THE PROBLEM: Could you transcribe the material below exactly, without leaving out a single line?

DATA BLOCK:
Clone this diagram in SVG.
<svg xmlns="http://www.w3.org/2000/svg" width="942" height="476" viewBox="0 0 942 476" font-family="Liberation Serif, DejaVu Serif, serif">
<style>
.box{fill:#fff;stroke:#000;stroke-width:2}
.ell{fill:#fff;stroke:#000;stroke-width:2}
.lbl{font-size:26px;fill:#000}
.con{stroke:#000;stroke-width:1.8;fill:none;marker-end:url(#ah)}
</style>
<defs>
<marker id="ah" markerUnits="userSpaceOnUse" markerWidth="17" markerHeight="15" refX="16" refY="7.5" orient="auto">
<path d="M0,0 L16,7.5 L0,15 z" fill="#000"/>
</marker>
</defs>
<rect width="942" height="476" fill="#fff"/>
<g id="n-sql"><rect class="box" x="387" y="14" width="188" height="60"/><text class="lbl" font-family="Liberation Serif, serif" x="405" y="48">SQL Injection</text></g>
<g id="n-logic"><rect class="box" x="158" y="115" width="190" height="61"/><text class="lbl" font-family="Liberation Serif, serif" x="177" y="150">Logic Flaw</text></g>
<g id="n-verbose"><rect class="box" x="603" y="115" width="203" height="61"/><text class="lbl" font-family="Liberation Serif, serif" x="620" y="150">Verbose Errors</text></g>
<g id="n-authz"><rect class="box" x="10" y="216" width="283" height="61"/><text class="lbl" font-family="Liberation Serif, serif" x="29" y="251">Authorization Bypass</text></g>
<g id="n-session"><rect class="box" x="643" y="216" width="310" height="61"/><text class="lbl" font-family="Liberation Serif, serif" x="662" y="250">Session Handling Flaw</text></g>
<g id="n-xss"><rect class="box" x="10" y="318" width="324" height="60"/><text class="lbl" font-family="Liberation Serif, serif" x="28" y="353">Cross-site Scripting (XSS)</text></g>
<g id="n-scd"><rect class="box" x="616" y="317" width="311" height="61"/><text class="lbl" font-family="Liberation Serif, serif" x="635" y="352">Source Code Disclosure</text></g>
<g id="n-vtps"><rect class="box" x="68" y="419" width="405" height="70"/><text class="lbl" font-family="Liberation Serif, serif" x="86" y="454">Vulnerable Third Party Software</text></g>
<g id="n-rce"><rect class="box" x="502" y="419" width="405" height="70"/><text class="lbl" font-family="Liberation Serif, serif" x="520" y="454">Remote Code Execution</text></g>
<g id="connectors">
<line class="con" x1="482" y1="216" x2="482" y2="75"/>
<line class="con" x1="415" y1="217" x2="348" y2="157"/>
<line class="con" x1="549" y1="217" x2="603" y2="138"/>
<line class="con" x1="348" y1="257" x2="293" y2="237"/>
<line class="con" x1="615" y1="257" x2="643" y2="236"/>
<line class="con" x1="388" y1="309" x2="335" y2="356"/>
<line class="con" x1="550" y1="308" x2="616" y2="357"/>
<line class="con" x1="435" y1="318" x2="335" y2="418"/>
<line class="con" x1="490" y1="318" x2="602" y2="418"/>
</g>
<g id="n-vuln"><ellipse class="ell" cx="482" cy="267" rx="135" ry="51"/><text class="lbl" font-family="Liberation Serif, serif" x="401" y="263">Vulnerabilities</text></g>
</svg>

SOLVED PROBLEM:
Clone this diagram in SVG.
<svg xmlns="http://www.w3.org/2000/svg" width="942" height="476" viewBox="0 0 942 476" font-family="Liberation Serif, DejaVu Serif, serif">
<style>
.box{fill:#fff;stroke:#000;stroke-width:2}
.ell{fill:#fff;stroke:#000;stroke-width:2}
.lbl{font-size:26px;fill:#000}
.con{stroke:#000;stroke-width:1.8;fill:none;marker-end:url(#ah)}
</style>
<defs>
<marker id="ah" markerUnits="userSpaceOnUse" markerWidth="17" markerHeight="15" refX="16" refY="7.5" orient="auto">
<path d="M0,0 L16,7.5 L0,15 z" fill="#000"/>
</marker>
</defs>
<rect width="942" height="476" fill="#fff"/>
<g id="n-sql"><rect class="box" x="387" y="14" width="188" height="60"/><text class="lbl" font-family="Liberation Serif, serif" x="405" y="48">SQL Injection</text></g>
<g id="n-logic"><rect class="box" x="158" y="115" width="190" height="61"/><text class="lbl" font-family="Liberation Serif, serif" x="177" y="150">Logic Flaw</text></g>
<g id="n-verbose"><rect class="box" x="603" y="115" width="203" height="61"/><text class="lbl" font-family="Liberation Serif, serif" x="620" y="150">Verbose Errors</text></g>
<g id="n-authz"><rect class="box" x="10" y="216" width="283" height="61"/><text class="lbl" font-family="Liberation Serif, serif" x="29" y="251">Authorization Bypass</text></g>
<g id="n-session"><rect class="box" x="643" y="216" width="310" height="61"/><text class="lbl" font-family="Liberation Serif, serif" x="662" y="250">Session Handling Flaw</text></g>
<g id="n-xss"><rect class="box" x="10" y="318" width="324" height="60"/><text class="lbl" font-family="Liberation Serif, serif" x="28" y="353">Cross-site Scripting (XSS)</text></g>
<g id="n-scd"><rect class="box" x="616" y="317" width="311" height="61"/><text class="lbl" font-family="Liberation Serif, serif" x="635" y="352">Source Code Disclosure</text></g>
<g id="n-vtps"><rect class="box" x="68" y="419" width="405" height="70"/><text class="lbl" font-family="Liberation Serif, serif" x="86" y="454">Vulnerable Third Party Software</text></g>
<g id="n-rce"><rect class="box" x="502" y="419" width="405" height="70"/><text class="lbl" font-family="Liberation Serif, serif" x="520" y="454">Remote Code Execution</text></g>
<g id="connectors">
<line class="con" x1="482" y1="216" x2="482" y2="75"/>
<line class="con" x1="415" y1="217" x2="348" y2="157"/>
<line class="con" x1="549" y1="217" x2="603" y2="138"/>
<line class="con" x1="348" y1="257" x2="293" y2="237"/>
<line class="con" x1="615" y1="257" x2="643" y2="236"/>
<line class="con" x1="388" y1="309" x2="335" y2="356"/>
<line class="con" x1="550" y1="308" x2="616" y2="357"/>
<line class="con" x1="435" y1="318" x2="335" y2="418"/>
<line class="con" x1="490" y1="318" x2="602" y2="418"/>
</g>
<g id="n-vuln"><ellipse class="ell" cx="482" cy="267" rx="135" ry="51"/><text class="lbl" font-family="Liberation Serif, serif" x="401" y="263">Vulnerabilities</text></g>
</svg>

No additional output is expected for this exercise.